Oh lucky you: 6 Lucky finds that changed collectors lives!

A careless gander at Scott’s geese cost me £250

I used to live near a warehouse used for storing and selling goods. The place was stacked to the roof with old books, china and antique furniture. It was always worth a browse to check on any gems that might have been overlooked.

One afternoon I spotted an oil painting of a flight of geese by moonlight. It wasn’t that appealing as a piece of art. It might have been the work of an artist still developing his or her skills. Then I noticed the signature. The name was clearly that of a Peter Scott.

Peter Scott is a name synonymous with wildlife paintings so I look closer and decided it was worth the asking price of just £2.50. But I had left my wallet at home.

Not far from the warehouse was a antiques shop and art gallery. A month or two later, my jaw dropped at the sight of that same painting in a new frame. It had star billing in the shop window with a sign saying, “Geese by Moonlight by Sir Peter Scott”.  The price tag was a hefty £250.

I’ll never know if it was an authentic painting by Scott, the son of the Antarctic explorer Robert Falcon Scott, but I certainly let slip an opportunity to grab a work which at least the owner of the antique shop believed was by the famous wildlife artist.

I was stupid and unlucky but there are those moments when people get lucky and discover artefacts which turn their lives around.  The stuff hidden in darkest corners that turns out to be worth millions.

If it happens, it must feel better than winning the lottery.

Here are five examples that captured the public imagination.


Cheque-mate? Chessman netted a £735,000

A medieval chess piece, bought originally for £5, recently sold at a Southeby’s auction for £735,000.

The owners of the piece had kept it in a drawer for 50 years before discovering that it was one five missing pieces from a twelfth century set known as the Lewis Chessmen.

The Lewis Chessmen are a famous hoard of 93 characters discovered in 1831 on the Isle of Lewis. The pieces were all carved from Walrus bone and are believed to have originated from Norway.

This particular piece, representing a rook on the chess board was bought by the owners’ grandfather in Edinburgh in the early sixties.

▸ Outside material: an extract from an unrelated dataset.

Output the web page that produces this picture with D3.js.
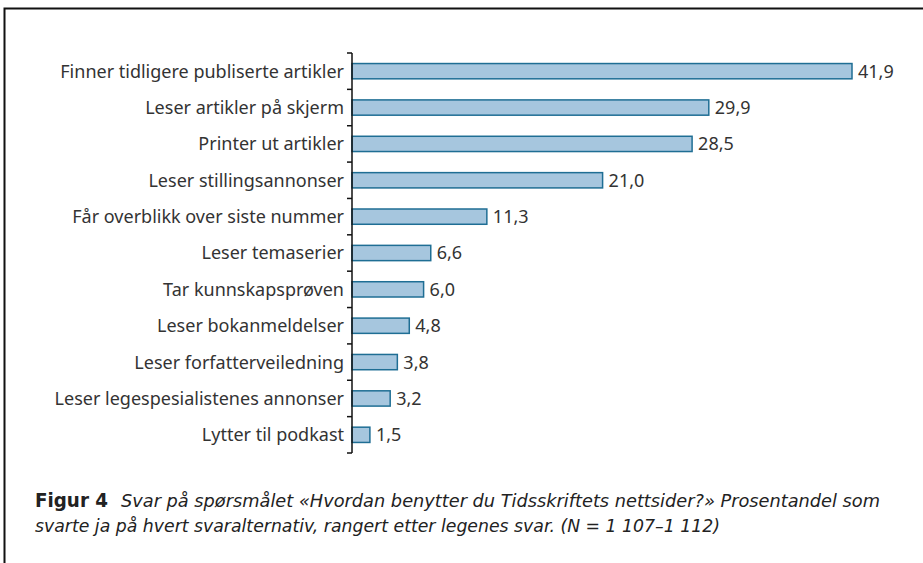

However, at the time of the original discovery in 1831, five pieces were missing – one knight and four rooks. The missing pieces are still out there somewhere.


TV table turned lives around

My memory of the Scott flying geese painting brought to mind the story of the Japanese box being used by an elderly gentleman to prop up his telly.

When the man died, the man’s children became overnight millionaires. The “battered old box” was in fact one of only ten in the world of the “Mazarin” style made in Kyoto, Japan in the late 17th century and brought to Europe. A Dutch auction house bought it for £6.3 million.


Art dealer splashed out £2 million for Chinese “cornflake” bowl

A New York family had the ultimate car boot sale experience when they bought a dull looking bowl for few cents.

They didn’t realise at the time but it was a bowl which had survived for a 1,000 years back to the North Song Chinese Dynasty.

The only other example of such a bowl is in the British Museum. London dealer Giuseppe Eskenazi, regarded as the Godfather of Chinese art, paid £2 million for the New York version at auction. It measures just over five inches in diameter. Just big enough to hold Giuseppe’s breakfast Cornflakes.


Here’s the news about that car boot diamond: It’s not fake!

A woman who paid £10 for what she thought was a fake diamond ring at a car boot sale at West Middlesex Hospital, London in the 1980s now knows why a diamond is a girl’s best friend.

Source cnn.com

She wore the “fake” almost every day for 30 years thinking it was a piece of costume jewellery.

But, in 2017, the woman — who wished to remain anonymous — discovered that the ring was actually a 26-carat diamond. 

“It was only early on this year that she wanted to see if it had any value,” Sotheby’s Jessica Wyndham, told a BBC reporter in 2017: “It was a total surprise to her when the jeweller said that it looks like a diamond.” 

The £10 ring was suddenly valued at over £350,00 but it sold for more than £656,000. Talk about shine on you crazy diamond.


Geiger revealed identity of 007’s watch

In 2013, a bargain hunter couldn’t believe his luck after he picked up an old Breitling watch at a car boot sale. He paid 25 quid. But this was no standard Breitling watch because closer inspection revealed it also had a Geiger counter mechanism.

Although it was a fake Geiger counter mechanism it proved this was the watch worn by Sean Connery as James Bond in the movie Thunderball.

The Geiger counter feature was what clinched the watch as being from the movie.

The customised Breitling Top-Time watch sold later that year for a timely £131,000. That’s what I call a licence to thrill!